Charts and diagrams as code:
▬▬▬

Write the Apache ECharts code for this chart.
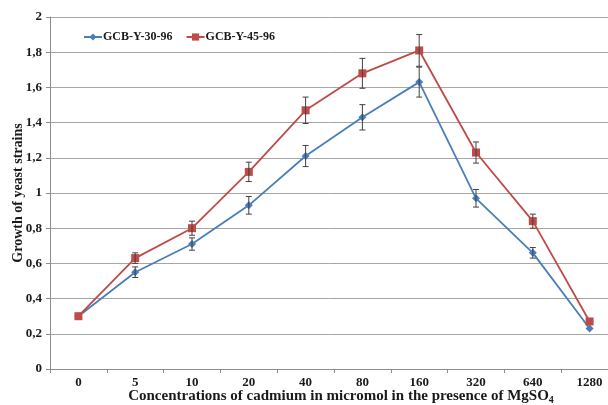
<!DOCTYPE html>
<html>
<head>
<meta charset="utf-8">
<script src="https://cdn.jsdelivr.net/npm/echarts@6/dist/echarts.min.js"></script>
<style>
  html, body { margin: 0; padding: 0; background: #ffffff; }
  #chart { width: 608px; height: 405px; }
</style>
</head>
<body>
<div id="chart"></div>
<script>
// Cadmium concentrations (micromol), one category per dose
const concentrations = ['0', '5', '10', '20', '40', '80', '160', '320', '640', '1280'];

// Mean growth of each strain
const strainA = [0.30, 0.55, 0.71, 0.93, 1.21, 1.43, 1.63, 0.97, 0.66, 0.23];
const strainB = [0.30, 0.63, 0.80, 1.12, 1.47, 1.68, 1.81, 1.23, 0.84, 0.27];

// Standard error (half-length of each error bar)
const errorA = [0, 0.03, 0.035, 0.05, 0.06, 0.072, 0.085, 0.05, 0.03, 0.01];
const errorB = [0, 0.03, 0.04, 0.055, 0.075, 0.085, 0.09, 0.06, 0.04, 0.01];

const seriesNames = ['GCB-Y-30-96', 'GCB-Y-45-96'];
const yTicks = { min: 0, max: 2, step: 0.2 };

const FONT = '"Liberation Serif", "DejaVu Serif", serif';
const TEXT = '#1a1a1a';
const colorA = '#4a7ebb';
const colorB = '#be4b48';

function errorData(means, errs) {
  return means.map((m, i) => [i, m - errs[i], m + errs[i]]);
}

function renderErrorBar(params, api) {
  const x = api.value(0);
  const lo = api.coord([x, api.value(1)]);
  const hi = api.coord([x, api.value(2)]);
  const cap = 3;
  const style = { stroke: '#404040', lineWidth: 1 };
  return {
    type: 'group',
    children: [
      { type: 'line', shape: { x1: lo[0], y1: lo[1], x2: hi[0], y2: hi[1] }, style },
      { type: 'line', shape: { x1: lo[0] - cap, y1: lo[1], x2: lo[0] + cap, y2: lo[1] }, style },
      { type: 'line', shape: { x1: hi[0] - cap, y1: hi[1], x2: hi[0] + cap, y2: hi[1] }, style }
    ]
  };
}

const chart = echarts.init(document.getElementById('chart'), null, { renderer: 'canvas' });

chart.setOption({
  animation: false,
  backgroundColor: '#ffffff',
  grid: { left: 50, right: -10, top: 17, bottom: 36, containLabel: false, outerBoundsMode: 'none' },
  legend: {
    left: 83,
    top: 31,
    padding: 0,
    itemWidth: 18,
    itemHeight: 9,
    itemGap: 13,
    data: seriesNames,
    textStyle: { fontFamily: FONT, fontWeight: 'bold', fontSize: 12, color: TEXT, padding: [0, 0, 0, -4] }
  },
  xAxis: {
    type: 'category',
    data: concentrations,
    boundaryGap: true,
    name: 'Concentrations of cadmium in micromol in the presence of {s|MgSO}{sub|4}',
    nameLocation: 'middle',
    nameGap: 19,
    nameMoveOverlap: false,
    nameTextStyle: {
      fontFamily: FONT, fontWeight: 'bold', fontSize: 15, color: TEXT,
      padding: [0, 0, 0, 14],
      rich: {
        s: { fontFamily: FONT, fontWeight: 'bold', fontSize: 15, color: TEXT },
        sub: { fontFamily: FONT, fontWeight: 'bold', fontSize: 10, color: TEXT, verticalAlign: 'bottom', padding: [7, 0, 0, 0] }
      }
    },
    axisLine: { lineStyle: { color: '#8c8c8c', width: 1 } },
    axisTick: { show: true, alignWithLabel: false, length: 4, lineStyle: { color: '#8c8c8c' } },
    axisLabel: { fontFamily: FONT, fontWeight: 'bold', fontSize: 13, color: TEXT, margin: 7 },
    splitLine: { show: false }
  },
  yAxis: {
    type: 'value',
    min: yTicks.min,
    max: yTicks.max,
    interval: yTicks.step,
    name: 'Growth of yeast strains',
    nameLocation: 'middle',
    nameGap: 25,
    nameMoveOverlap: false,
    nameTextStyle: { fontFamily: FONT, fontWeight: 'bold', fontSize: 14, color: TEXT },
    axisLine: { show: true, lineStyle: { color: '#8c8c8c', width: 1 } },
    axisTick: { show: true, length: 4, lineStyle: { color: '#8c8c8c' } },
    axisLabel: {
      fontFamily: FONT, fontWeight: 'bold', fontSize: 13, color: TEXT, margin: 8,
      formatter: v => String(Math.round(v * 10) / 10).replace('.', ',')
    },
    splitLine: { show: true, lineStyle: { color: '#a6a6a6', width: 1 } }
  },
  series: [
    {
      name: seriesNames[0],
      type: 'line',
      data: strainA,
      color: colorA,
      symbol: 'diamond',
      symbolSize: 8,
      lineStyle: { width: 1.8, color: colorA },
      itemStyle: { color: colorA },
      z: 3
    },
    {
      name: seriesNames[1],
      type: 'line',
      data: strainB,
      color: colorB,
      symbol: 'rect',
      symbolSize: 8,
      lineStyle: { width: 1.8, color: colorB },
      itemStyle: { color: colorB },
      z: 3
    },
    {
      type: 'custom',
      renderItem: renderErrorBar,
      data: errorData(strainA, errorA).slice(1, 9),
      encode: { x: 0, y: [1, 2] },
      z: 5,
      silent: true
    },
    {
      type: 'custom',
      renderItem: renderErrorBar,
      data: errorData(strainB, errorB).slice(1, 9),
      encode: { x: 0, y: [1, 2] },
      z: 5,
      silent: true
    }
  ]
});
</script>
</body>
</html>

▬▬▬

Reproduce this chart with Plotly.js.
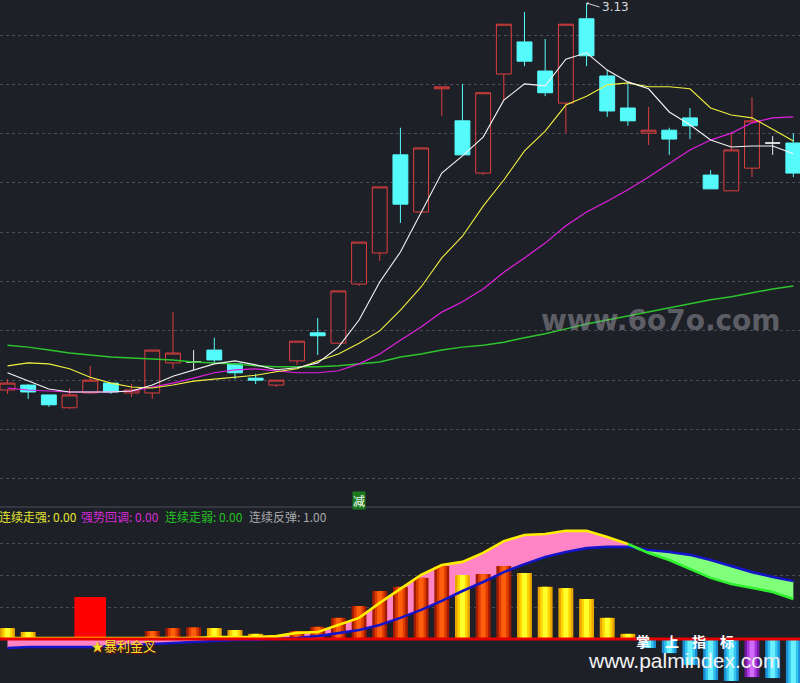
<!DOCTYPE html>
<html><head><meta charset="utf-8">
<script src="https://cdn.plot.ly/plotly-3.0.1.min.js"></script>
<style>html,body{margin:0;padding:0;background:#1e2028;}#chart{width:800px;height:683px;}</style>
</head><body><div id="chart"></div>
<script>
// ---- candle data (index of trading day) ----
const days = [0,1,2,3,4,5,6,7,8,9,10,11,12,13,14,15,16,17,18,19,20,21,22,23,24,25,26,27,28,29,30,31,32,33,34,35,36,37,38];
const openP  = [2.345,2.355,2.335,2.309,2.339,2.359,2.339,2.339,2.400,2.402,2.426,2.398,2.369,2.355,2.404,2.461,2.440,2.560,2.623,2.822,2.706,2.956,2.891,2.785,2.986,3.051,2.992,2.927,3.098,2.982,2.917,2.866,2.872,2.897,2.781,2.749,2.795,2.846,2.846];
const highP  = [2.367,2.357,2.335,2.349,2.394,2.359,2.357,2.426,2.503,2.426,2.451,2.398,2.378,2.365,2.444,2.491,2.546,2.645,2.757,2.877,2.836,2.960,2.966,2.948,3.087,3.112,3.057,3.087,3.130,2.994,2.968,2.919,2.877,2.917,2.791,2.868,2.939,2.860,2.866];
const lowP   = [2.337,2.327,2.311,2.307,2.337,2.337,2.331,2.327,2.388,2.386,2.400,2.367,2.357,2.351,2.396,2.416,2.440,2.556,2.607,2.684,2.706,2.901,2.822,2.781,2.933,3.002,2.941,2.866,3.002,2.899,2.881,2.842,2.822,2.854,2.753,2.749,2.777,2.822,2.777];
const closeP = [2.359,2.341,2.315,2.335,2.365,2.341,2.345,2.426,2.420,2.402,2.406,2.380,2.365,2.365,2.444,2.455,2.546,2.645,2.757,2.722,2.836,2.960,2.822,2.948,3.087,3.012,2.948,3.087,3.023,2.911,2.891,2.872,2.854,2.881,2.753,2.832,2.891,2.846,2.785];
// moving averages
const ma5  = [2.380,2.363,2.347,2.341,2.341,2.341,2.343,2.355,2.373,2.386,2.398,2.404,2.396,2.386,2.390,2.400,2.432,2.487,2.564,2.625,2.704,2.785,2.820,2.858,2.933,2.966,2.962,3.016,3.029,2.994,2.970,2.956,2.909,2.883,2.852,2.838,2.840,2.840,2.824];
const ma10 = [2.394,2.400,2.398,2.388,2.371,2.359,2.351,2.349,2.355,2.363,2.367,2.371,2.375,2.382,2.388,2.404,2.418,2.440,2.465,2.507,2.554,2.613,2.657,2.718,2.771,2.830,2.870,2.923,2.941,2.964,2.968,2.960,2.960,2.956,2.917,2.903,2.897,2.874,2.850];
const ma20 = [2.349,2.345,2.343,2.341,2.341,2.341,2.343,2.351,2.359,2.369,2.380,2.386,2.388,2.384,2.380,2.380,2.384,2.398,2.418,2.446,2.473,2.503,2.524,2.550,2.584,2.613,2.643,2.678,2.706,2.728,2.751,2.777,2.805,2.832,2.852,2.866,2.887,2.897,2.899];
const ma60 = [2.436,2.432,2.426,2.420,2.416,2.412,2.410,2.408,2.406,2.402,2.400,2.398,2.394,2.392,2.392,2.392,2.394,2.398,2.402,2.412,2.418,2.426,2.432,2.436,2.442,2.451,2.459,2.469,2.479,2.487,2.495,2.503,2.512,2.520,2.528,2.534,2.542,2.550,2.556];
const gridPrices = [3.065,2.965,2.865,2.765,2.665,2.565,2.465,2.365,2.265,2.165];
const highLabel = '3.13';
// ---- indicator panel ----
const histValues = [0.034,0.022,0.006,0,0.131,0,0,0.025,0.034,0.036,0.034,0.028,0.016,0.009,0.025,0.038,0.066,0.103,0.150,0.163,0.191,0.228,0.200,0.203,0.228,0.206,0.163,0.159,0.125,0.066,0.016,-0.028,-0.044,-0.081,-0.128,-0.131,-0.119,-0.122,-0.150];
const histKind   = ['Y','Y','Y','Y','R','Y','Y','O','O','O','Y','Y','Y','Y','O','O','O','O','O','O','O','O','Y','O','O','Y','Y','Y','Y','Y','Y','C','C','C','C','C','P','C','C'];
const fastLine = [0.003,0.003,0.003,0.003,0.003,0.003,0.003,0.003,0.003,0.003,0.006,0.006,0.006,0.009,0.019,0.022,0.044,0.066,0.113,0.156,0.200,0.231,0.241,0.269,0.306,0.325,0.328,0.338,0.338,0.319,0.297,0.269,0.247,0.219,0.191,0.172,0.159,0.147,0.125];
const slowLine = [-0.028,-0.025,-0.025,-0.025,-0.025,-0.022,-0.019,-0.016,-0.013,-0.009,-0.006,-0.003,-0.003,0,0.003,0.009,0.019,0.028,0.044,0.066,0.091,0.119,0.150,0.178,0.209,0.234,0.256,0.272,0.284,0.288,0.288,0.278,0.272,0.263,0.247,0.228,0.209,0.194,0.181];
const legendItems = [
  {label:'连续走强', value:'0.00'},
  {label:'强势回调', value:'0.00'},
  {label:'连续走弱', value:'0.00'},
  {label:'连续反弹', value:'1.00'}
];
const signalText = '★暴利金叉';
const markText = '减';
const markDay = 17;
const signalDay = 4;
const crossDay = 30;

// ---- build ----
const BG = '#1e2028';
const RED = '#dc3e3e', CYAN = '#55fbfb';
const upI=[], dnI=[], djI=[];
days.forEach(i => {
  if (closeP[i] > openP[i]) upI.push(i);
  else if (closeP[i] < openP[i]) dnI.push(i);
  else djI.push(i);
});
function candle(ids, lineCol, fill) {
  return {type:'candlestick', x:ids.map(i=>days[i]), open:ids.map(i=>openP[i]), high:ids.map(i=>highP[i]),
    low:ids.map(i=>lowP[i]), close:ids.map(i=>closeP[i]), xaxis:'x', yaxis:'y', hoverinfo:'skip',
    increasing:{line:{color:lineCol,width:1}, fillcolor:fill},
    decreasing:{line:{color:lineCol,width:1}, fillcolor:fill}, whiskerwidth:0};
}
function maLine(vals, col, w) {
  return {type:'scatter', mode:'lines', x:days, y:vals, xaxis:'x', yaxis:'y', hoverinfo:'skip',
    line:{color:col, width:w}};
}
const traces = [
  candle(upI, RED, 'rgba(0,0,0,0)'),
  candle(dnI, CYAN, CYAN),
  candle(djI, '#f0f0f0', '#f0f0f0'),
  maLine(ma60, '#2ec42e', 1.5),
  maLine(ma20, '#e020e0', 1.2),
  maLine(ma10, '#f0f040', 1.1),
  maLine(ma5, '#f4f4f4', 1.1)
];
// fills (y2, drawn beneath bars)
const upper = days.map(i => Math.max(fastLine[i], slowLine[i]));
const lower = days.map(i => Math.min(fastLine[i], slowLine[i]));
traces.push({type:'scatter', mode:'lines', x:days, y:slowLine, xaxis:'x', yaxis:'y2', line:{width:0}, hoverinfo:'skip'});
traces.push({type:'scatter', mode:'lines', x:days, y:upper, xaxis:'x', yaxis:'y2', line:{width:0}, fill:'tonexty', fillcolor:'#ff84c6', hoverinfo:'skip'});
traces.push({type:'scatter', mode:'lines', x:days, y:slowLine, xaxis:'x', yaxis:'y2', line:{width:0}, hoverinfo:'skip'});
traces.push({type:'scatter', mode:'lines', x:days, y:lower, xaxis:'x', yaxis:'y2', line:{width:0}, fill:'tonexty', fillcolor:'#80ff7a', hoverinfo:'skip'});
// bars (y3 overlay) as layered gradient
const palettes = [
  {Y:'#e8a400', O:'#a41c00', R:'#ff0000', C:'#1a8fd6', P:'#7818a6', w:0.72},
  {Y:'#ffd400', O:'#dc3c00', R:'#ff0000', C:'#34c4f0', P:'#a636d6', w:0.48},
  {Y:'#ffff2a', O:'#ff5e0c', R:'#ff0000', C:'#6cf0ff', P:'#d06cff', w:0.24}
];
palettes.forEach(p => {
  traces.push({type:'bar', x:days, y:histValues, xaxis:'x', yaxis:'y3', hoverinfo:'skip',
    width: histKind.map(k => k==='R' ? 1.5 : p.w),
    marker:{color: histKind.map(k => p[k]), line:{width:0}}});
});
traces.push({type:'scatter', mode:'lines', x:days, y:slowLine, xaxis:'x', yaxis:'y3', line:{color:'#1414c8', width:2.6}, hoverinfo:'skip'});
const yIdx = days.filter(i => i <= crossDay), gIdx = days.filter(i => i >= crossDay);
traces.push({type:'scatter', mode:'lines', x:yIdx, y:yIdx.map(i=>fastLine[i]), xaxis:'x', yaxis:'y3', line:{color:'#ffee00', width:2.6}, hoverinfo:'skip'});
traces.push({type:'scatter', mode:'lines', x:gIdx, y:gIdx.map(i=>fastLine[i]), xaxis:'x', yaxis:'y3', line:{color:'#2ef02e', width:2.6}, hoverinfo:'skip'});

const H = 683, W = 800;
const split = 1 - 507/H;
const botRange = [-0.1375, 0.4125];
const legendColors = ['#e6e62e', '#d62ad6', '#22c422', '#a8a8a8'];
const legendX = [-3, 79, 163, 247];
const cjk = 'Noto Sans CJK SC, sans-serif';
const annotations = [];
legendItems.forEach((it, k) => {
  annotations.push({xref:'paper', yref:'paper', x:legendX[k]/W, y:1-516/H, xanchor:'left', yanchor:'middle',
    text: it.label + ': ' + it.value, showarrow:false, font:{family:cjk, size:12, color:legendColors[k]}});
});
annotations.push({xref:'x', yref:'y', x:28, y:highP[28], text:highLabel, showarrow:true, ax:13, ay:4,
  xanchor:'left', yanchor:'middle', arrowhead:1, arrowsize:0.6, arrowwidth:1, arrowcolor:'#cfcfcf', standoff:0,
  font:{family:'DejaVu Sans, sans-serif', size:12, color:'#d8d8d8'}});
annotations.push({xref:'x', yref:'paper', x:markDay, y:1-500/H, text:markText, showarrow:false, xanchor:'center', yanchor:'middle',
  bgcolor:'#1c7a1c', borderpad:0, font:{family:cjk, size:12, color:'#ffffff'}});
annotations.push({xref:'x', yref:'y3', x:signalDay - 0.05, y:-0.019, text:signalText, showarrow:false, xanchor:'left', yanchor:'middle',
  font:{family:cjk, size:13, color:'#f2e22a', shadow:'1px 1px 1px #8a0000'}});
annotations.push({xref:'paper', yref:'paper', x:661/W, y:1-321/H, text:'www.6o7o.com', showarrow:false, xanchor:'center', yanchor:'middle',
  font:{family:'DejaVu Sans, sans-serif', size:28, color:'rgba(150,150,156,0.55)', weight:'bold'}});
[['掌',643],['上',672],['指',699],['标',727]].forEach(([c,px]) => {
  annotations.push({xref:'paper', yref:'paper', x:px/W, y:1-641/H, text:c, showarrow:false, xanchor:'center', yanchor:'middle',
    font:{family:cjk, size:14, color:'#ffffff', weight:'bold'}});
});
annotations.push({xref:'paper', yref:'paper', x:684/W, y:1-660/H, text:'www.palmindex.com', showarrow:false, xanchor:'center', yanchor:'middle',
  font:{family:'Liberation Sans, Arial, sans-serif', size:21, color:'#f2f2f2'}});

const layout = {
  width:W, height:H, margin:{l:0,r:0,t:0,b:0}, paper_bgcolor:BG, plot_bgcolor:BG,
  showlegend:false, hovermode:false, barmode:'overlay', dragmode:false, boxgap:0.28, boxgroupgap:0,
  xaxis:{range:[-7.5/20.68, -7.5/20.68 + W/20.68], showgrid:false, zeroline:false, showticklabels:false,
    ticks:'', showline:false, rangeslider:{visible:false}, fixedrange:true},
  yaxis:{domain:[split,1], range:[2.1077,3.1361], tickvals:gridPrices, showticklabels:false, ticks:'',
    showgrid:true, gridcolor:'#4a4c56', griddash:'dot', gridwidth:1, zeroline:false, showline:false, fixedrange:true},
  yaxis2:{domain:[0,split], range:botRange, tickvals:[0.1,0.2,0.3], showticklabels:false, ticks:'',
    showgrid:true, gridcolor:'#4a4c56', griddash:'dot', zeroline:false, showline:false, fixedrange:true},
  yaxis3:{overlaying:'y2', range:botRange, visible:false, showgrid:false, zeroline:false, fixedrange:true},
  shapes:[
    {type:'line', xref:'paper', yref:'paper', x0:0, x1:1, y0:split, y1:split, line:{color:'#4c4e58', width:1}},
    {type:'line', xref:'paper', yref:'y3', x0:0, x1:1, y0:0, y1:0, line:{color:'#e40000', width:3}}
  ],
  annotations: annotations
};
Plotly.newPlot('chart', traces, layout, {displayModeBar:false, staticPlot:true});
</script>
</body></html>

▬▬▬

Work to be completed: Show the lines of the records that include the string "this".

Answer to the problem:
Write the Apache ECharts code for this chart.
Reproduce this chart with Plotly.js.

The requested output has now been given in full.